◆ **Stated problem**
Starting at the first line of the data below, retype every line up to and including the one containing "plt.rcParams['font.family'] = ['Lato', 'DejaVu".
-*-*-
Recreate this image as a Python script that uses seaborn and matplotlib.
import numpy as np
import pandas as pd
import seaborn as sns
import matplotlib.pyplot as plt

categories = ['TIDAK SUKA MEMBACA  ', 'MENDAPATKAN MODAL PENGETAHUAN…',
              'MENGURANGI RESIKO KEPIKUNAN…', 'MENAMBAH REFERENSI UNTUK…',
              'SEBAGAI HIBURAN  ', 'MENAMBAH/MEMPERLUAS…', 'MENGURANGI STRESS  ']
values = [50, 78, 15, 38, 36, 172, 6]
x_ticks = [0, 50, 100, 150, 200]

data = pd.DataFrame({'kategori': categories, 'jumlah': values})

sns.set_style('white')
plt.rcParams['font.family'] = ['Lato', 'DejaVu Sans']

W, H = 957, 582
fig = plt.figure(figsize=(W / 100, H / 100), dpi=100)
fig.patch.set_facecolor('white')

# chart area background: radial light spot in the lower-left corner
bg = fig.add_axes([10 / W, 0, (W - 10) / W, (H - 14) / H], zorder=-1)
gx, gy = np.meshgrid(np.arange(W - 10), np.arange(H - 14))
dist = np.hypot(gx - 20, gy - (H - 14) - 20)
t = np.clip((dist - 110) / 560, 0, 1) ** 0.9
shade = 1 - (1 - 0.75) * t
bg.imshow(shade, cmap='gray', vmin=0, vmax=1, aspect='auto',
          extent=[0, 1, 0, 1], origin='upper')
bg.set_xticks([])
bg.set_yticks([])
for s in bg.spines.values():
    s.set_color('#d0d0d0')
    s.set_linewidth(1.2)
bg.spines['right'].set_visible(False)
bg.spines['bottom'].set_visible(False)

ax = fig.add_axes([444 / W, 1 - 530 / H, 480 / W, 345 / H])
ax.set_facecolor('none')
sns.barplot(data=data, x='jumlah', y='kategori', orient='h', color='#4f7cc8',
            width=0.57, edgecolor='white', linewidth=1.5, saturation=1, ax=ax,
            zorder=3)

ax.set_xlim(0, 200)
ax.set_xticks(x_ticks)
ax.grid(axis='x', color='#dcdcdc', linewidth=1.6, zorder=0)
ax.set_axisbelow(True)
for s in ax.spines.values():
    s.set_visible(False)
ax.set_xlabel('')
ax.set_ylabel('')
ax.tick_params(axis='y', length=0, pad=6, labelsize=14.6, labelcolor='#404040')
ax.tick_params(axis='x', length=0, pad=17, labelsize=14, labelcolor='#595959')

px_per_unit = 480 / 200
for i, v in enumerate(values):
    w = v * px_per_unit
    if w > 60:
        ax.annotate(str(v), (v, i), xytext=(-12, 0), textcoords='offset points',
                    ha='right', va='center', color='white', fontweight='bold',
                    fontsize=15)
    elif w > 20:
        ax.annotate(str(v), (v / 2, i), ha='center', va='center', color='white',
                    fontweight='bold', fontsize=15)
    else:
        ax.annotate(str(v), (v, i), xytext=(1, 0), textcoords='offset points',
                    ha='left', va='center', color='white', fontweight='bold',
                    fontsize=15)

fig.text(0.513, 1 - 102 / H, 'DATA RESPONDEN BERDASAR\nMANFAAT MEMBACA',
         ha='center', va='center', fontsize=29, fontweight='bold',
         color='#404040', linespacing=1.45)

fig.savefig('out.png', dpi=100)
-*-*-
◆ **Exercise solution**
Recreate this image as a Python script that uses seaborn and matplotlib.
import numpy as np
import pandas as pd
import seaborn as sns
import matplotlib.pyplot as plt

categories = ['TIDAK SUKA MEMBACA  ', 'MENDAPATKAN MODAL PENGETAHUAN…',
              'MENGURANGI RESIKO KEPIKUNAN…', 'MENAMBAH REFERENSI UNTUK…',
              'SEBAGAI HIBURAN  ', 'MENAMBAH/MEMPERLUAS…', 'MENGURANGI STRESS  ']
values = [50, 78, 15, 38, 36, 172, 6]
x_ticks = [0, 50, 100, 150, 200]

data = pd.DataFrame({'kategori': categories, 'jumlah': values})

sns.set_style('white')
plt.rcParams['font.family'] = ['Lato', 'DejaVu Sans']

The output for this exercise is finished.